You could call Cyrus Hagge one of Portland’s most civically and culturally active citizens.
Or you could say he really likes going to meetings.
Hagge, a developer and property manager in Portland, has served on the boards of the Space Gallery; the Portland Downtown District; an outdoor education program for children and teens called Rippleffect; the Portland Rotary Club; Casco Bay Lines; Portland’s Planning Board, as well as its Waterfront Development and Master Planning Committee; the Cumberland County YMCA; the University of Southern Maine Foundation; the West End Neighborhood Association; and the Chebeague-Cousins Transportation Resolution Team.

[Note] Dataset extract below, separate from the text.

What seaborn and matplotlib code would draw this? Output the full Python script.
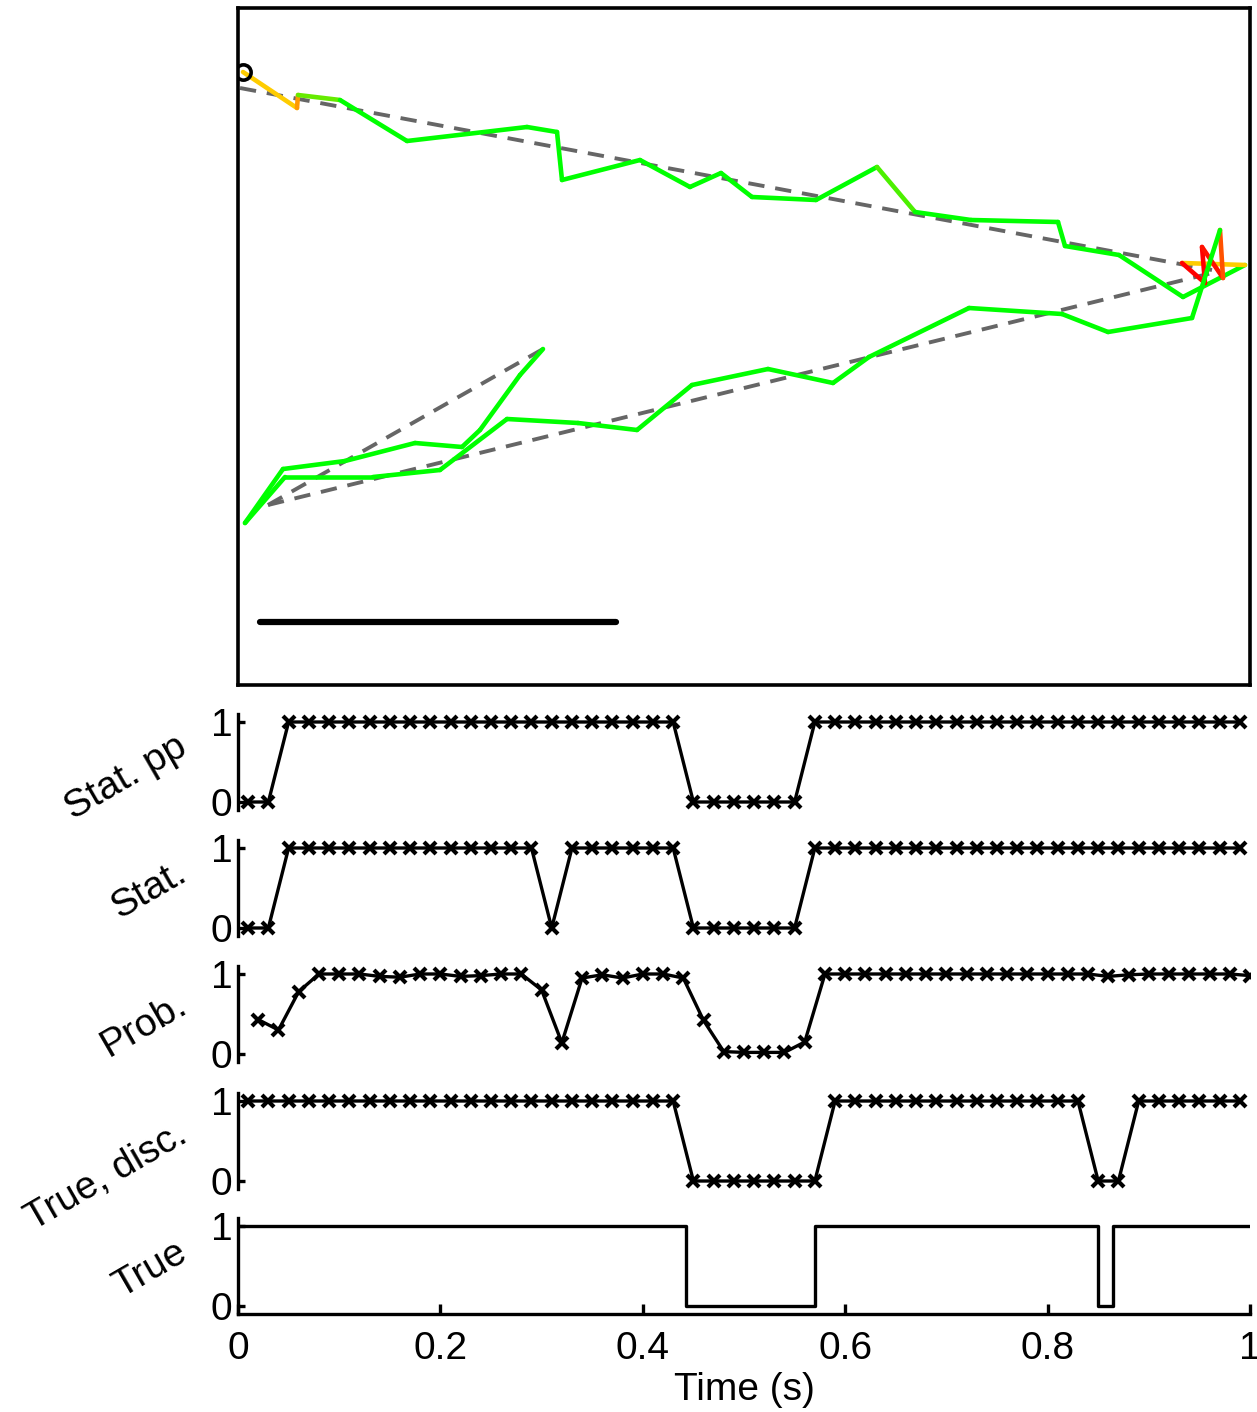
import numpy as np
import pandas as pd
import seaborn as sns
import matplotlib.pyplot as plt
from matplotlib.collections import LineCollection
from matplotlib.colors import LinearSegmentedColormap

# ---------------- top panel: decoded path on the maze ----------------
# positions (arbitrary track units)
traj_x = [5, 59, 60, 102, 169, 289, 319, 324, 402, 452, 483, 514, 578, 639,
          677, 733, 820, 827, 881, 945, 1007, 944, 967, 964, 985, 982, 954,
          870, 824, 731, 631, 595, 530, 454, 399, 340, 269, 202, 135, 47, 7,
          45, 107, 177, 224, 242, 282, 305]
traj_y = [613, 577, 590, 585, 544, 558, 553, 505, 525, 498, 512, 488, 485, 518,
          473, 465, 463, 439, 430, 388, 420, 422, 402, 438, 407, 455, 367,
          353, 371, 377, 328, 302, 316, 300, 255, 262, 266, 215, 208, 208, 162,
          216, 224, 242, 238, 255, 310, 336]
# score of each segment (0 = red, 0.5 = yellow, 1 = green)
seg_score = [0.5, 0.375, 0.8,
             1, 1, 1, 1, 1, 1, 1, 1, 1, 1,
             0.85,
             1, 1, 1, 1, 1, 1,
             0.5, 0.0, 0.0, 0.04, 0.2,
             1, 1, 1, 1, 1, 1, 1, 1, 1, 1, 1, 1, 1, 1, 1, 1, 1, 1, 1, 1, 1, 1]

# linear fits of the three arms
arm_x = [[2, 974], [30, 974], [30, 305]]
arm_y = [[597, 415], [180, 412], [180, 336]]

scalebar_x = [22, 378]
scalebar_y = [63, 63]

# ---------------- bottom panels ----------------
t_bin = [0.01, 0.03, 0.05, 0.07, 0.09, 0.11, 0.13, 0.15, 0.17, 0.19,
         0.21, 0.23, 0.25, 0.27, 0.29, 0.31, 0.33, 0.35, 0.37, 0.39,
         0.41, 0.43, 0.45, 0.47, 0.49, 0.51, 0.53, 0.55, 0.57, 0.59,
         0.61, 0.63, 0.65, 0.67, 0.69, 0.71, 0.73, 0.75, 0.77, 0.79,
         0.81, 0.83, 0.85, 0.87, 0.89, 0.91, 0.93, 0.95, 0.97, 0.99]
stat_pp = [0, 0, 1, 1, 1, 1, 1, 1, 1, 1,
           1, 1, 1, 1, 1, 1, 1, 1, 1, 1,
           1, 1, 0, 0, 0, 0, 0, 0, 1, 1,
           1, 1, 1, 1, 1, 1, 1, 1, 1, 1,
           1, 1, 1, 1, 1, 1, 1, 1, 1, 1]
stat = [0, 0, 1, 1, 1, 1, 1, 1, 1, 1,
        1, 1, 1, 1, 1, 0, 1, 1, 1, 1,
        1, 1, 0, 0, 0, 0, 0, 0, 1, 1,
        1, 1, 1, 1, 1, 1, 1, 1, 1, 1,
        1, 1, 1, 1, 1, 1, 1, 1, 1, 1]
true_disc = [1, 1, 1, 1, 1, 1, 1, 1, 1, 1,
             1, 1, 1, 1, 1, 1, 1, 1, 1, 1,
             1, 1, 0, 0, 0, 0, 0, 0, 0, 1,
             1, 1, 1, 1, 1, 1, 1, 1, 1, 1,
             1, 1, 0, 0, 1, 1, 1, 1, 1, 1]

t_prob = [0.02, 0.04, 0.06, 0.08, 0.10, 0.12, 0.14, 0.16, 0.18, 0.20,
          0.22, 0.24, 0.26, 0.28, 0.30, 0.32, 0.34, 0.36, 0.38, 0.40,
          0.42, 0.44, 0.46, 0.48, 0.50, 0.52, 0.54, 0.56, 0.58, 0.60,
          0.62, 0.64, 0.66, 0.68, 0.70, 0.72, 0.74, 0.76, 0.78, 0.80,
          0.82, 0.84, 0.86, 0.88, 0.90, 0.92, 0.94, 0.96, 0.98, 1.00]
prob = [0.43, 0.30, 0.78, 1.0, 1.0, 1.0, 0.97, 0.96, 1.0, 1.0,
        0.97, 0.98, 1.0, 1.0, 0.80, 0.14, 0.95, 0.99, 0.95, 1.0,
        1.0, 0.95, 0.42, 0.03, 0.02, 0.02, 0.02, 0.15, 1.0, 1.0,
        1.0, 1.0, 1.0, 1.0, 1.0, 1.0, 1.0, 1.0, 1.0, 1.0,
        1.0, 1.0, 0.97, 0.99, 1.0, 1.0, 1.0, 1.0, 1.0, 0.98]

true_t = [0.0, 0.443, 0.570, 0.850, 0.865, 1.0]
true_v = [1, 0, 1, 0, 1, 1]

panel_names = ["Stat. pp", "Stat.", "Prob.", "True, disc.", "True"]

# ---------------- style ----------------
sns.set_style("white")
plt.rcParams["font.family"] = ["Liberation Sans", "DejaVu Sans"]
plt.rcParams["axes.linewidth"] = 2.4
for key in ["text.color", "axes.labelcolor", "xtick.color", "ytick.color",
            "axes.edgecolor"]:
    plt.rcParams[key] = "black"

FS = 28
W, H = 1257, 1412
fig = plt.figure(figsize=(W / 100, H / 100), dpi=100)


def box(l, t, r, b):
    return [l / W, 1 - b / H, (r - l) / W, (b - t) / H]


# top panel
ax = fig.add_axes(box(238, 8, 1250, 685))
for xs, ys in zip(arm_x, arm_y):
    sns.lineplot(x=xs, y=ys, ax=ax, color="#666666", lw=2.8, sort=False,
                 estimator=None, linestyle=(0, (4.2, 2.8)))

cmap = LinearSegmentedColormap.from_list("rg", ["#ff0000", "#ffcc00", "#00ff00"])
pts = np.column_stack([traj_x, traj_y])
segs = np.stack([pts[:-1], pts[1:]], axis=1)
lc = LineCollection(segs, colors=cmap(np.array(seg_score)), linewidths=3.3,
                    capstyle="round", joinstyle="round")
ax.add_collection(lc)
ax.plot(traj_x[0], traj_y[0], "o", mfc="none", mec="k", ms=11, mew=2.6)
sns.lineplot(x=scalebar_x, y=scalebar_y, ax=ax, color="k", lw=4.5, sort=False,
             estimator=None)
ax.set_xlim(0, 1012)
ax.set_ylim(0, 677)
ax.set_xticks([])
ax.set_yticks([])
for s in ax.spines.values():
    s.set_visible(True)
    s.set_color("k")
    s.set_linewidth(2.6)

# bottom panels
tops = [714, 840, 966, 1093, 1218]
label_y = [778, 890, 1025, 1177, 1270]
series = [(t_bin, stat_pp), (t_bin, stat), (t_prob, prob), (t_bin, true_disc)]

for i, top in enumerate(tops):
    a = fig.add_axes(box(238, top, 1250, top + 96))
    if i < 4:
        xs, ys = series[i]
        sns.lineplot(x=xs, y=ys, ax=a, color="k", lw=2.4, marker="x",
                     markersize=8, markeredgewidth=3, markeredgecolor="k",
                     estimator=None)
    else:
        sns.lineplot(x=true_t, y=true_v, ax=a, color="k", lw=2.4,
                     drawstyle="steps-post", estimator=None)
    a.set_xlim(0, 1)
    a.set_ylim(-0.1, 1.1)
    a.set_yticks([0, 1])
    a.set_yticklabels(["0", "1"])
    a.tick_params(axis="y", direction="in", length=5, width=2.4,
                  labelsize=FS, pad=4, left=True)
    for side in ["top", "right"]:
        a.spines[side].set_visible(False)
    if i < 4:
        a.spines["bottom"].set_visible(False)
        a.set_xticks([])
    else:
        a.set_xticks([0, 0.2, 0.4, 0.6, 0.8, 1.0])
        a.set_xticklabels(["0", "0.2", "0.4", "0.6", "0.8", "1"])
        a.tick_params(axis="x", direction="in", length=7, width=2.4,
                      labelsize=FS, pad=12, bottom=True)
        a.set_xlabel("Time (s)", fontsize=FS, labelpad=4)
    a.set_ylabel("")
    fig.text(193 / W, 1 - label_y[i] / H, panel_names[i], rotation=30,
             ha="right", va="center", fontsize=FS)

fig.savefig("out.png", dpi=100)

Hagge is not content to spend his time and resources only on civic and cultural works. He’s also a big player when it comes to Democratic politics in Maine. In the current election cycle, he’s given $112,650, almost all of it to Maine Democrats and the state’s Democratic Party.
His reason?
“Until the rules for political donations are changed, I will help to support the Maine Democratic Party from the onslaught of Republican out-of-state money,” wrote Hagge in an email to the Maine Center for Public Interest Reporting. The “Citizens United ruling has made the need to raise money for the Maine Democratic Party a necessity. I hope that through these donations, the Maine Democratic Party can regain control of the Maine state government.”

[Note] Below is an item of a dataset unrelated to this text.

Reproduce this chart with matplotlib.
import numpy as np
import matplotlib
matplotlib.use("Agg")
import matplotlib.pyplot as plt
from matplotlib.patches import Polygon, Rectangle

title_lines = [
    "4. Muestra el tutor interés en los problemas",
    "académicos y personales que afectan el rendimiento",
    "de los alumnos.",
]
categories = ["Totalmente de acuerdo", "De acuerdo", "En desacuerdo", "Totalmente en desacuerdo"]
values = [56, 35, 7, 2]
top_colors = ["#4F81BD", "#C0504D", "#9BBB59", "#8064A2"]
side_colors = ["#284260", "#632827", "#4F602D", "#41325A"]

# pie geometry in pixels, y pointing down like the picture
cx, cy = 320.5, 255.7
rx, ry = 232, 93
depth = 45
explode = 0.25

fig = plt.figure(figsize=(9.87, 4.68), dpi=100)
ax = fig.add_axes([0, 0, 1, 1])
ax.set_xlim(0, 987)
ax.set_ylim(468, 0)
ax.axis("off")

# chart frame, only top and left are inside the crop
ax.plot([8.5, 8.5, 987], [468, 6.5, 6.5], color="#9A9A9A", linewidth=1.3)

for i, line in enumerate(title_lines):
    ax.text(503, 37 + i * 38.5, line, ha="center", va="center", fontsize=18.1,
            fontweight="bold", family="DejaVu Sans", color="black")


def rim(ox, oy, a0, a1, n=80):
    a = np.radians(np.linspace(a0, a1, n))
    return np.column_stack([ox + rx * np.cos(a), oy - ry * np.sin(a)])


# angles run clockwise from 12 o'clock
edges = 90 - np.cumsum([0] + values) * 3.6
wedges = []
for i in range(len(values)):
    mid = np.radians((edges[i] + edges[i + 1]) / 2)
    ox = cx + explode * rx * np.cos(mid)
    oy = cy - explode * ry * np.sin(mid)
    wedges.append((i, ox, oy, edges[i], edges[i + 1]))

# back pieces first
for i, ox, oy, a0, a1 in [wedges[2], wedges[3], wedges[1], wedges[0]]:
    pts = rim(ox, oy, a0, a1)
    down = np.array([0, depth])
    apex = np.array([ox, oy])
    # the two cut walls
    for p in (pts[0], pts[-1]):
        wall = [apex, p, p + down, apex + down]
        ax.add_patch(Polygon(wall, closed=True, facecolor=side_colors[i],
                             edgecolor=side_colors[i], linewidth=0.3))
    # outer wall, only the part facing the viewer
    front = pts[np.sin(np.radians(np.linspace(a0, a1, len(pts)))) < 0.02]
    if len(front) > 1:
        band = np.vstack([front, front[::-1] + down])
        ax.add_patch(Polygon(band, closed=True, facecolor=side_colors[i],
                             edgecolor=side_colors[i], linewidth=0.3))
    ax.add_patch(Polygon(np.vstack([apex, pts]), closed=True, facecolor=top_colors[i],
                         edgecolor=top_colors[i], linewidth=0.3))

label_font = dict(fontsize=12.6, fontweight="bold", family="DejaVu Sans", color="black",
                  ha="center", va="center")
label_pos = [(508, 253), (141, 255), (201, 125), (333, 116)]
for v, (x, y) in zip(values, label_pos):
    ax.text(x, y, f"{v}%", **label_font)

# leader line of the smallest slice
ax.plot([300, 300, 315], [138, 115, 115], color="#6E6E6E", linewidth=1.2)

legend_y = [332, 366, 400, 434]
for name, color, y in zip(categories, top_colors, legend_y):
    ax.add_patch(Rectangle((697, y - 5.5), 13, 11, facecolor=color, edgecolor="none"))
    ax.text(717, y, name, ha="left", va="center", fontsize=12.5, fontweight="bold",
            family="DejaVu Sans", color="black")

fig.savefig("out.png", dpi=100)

Hagge gave $20,000 each to the Maine Democratic State Committee, the Senate Democratic Campaign Committee, and the House Democratic Campaign Committee. He’s also given $13,500 to the Alfond Business, Community and Democracy PAC, run by fellow Portland resident and Senate President Justin Alfond, a Democrat.

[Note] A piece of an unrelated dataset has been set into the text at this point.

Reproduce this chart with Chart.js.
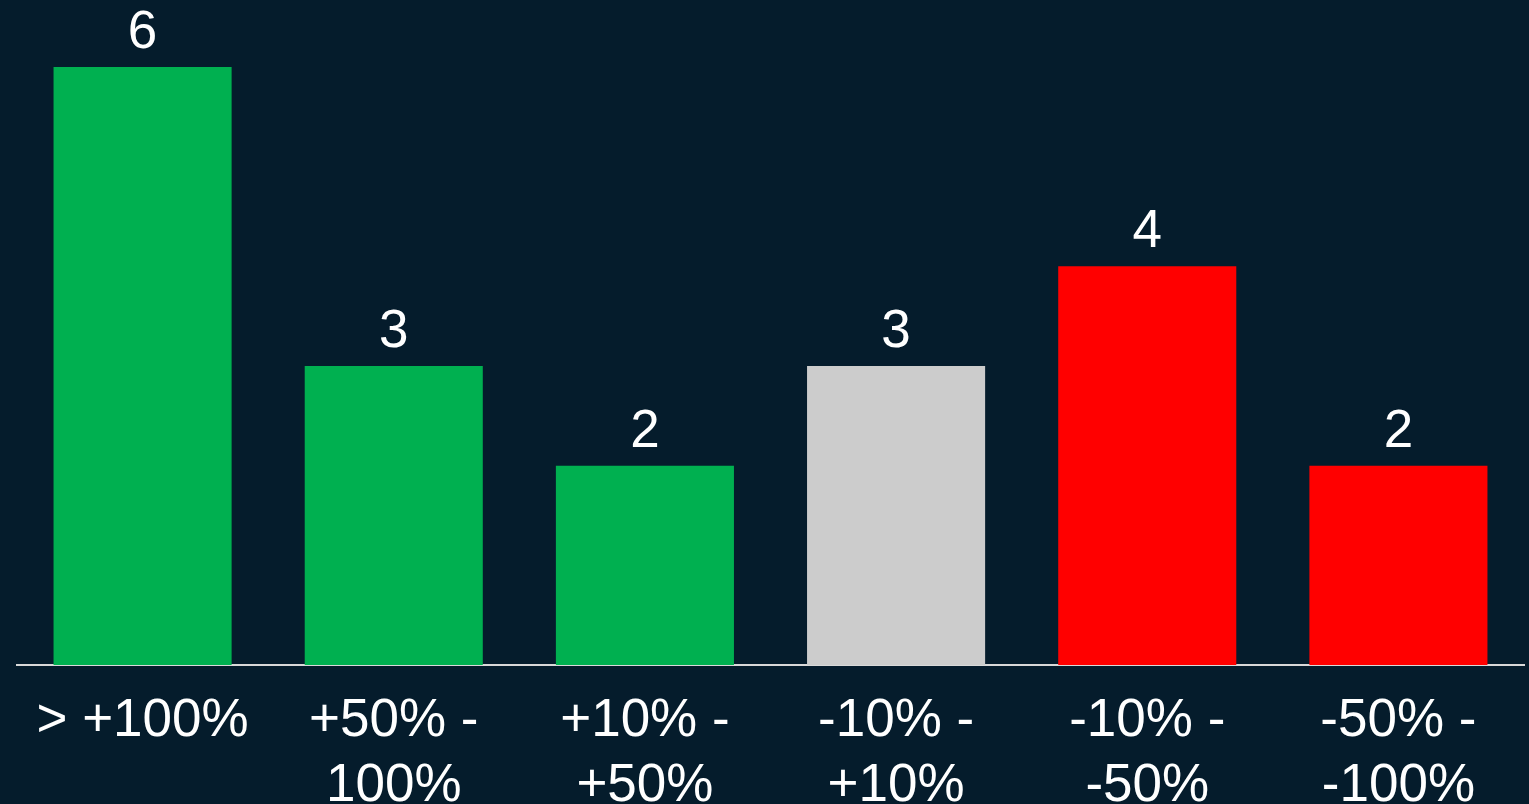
<!DOCTYPE html>
<html>
<head>
<meta charset="utf-8">
<script src="https://cdn.jsdelivr.net/npm/chart.js@4"></script>
<style>
  html, body { margin: 0; padding: 0; background: #051c2c; overflow: hidden; }
  canvas { display: block; }
</style>
</head>
<body>
<canvas id="bucketChart" width="1529" height="804"></canvas>
<script>
// Categories and counts
const categories = [
    ['> +100%'],
    ['+50% -', '100%'],
    ['+10% -', '+50%'],
    ['-10% -', '+10%'],
    ['-10% -', '-50%'],
    ['-50% -', '-100%']
];
const counts = [6, 3, 2, 3, 4, 2];
const barColors = ['#00b050', '#00b050', '#00b050', '#cccccc', '#ff0000', '#ff0000'];

const FONT = "'Liberation Sans', Arial, sans-serif";

// Draw the count above each bar
const valueLabels = {
    id: 'valueLabels',
    afterDatasetsDraw(chart) {
        const ctx = chart.ctx;
        const meta = chart.getDatasetMeta(0);
        ctx.save();
        ctx.fillStyle = '#ffffff';
        ctx.font = '53px ' + FONT;
        ctx.textAlign = 'center';
        ctx.textBaseline = 'alphabetic';
        meta.data.forEach((bar, i) => {
            ctx.fillText(String(counts[i]), bar.x, bar.y - 19);
        });
        ctx.restore();
    }
};

const ctx = document.getElementById('bucketChart');
new Chart(ctx, {
    type: 'bar',
    data: {
        labels: categories,
        datasets: [{
            data: counts,
            backgroundColor: barColors,
            borderWidth: 0,
            categoryPercentage: 1,
            barPercentage: 0.709
        }]
    },
    options: {
        responsive: false,
        animation: false,
        layout: {
            padding: { top: 67, left: 17, right: 5, bottom: 0 }
        },
        plugins: {
            legend: { display: false },
            tooltip: { enabled: false }
        },
        scales: {
            x: {
                grid: { color: 'transparent', drawTicks: false },
                border: { display: true, color: '#d9d9d9', width: 2 },
                ticks: {
                    color: '#ffffff',
                    padding: 24,
                    maxRotation: 0,
                    autoSkip: false,
                    font: { family: FONT, size: 53, lineHeight: 1.23 }
                },
                afterFit(scale) {
                    scale.height = 139;
                }
            },
            y: {
                display: false,
                min: 0,
                max: 6
            }
        }
    },
    plugins: [valueLabels]
});
</script>
</body>
</html>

Democratic candidates have benefited from Hagge’s largesse: Shenna Bellows’ U. S. Senate campaign and Chellie Pingree’s U. S. House campaign have each received $5,200 from him, while Emily Cain’s House campaign got $4,500 and Michael Michaud’s gubernatorial campaign pulled in $3,000.
And Hagge, who is also an “advisory trustee” for Maine Audubon, burnished his environmental bona fides this election cycle by giving $10,000 to the Maine Conservation Voters Action Fund, a PAC dedicated to electing candidates friendly to the environment.
The PAC received much of its funding from the national organization of which it is an affiliate, the League of Conservation Voters, as well as from Donald Sussman, the Democratic donor, who gave it $100,000. So far, this election cycle the PAC has spent almost $1.3 million in its efforts to elect environmentally friendly candidates, to turn Gov. Paul LePage out of office and elect Mike Michaud.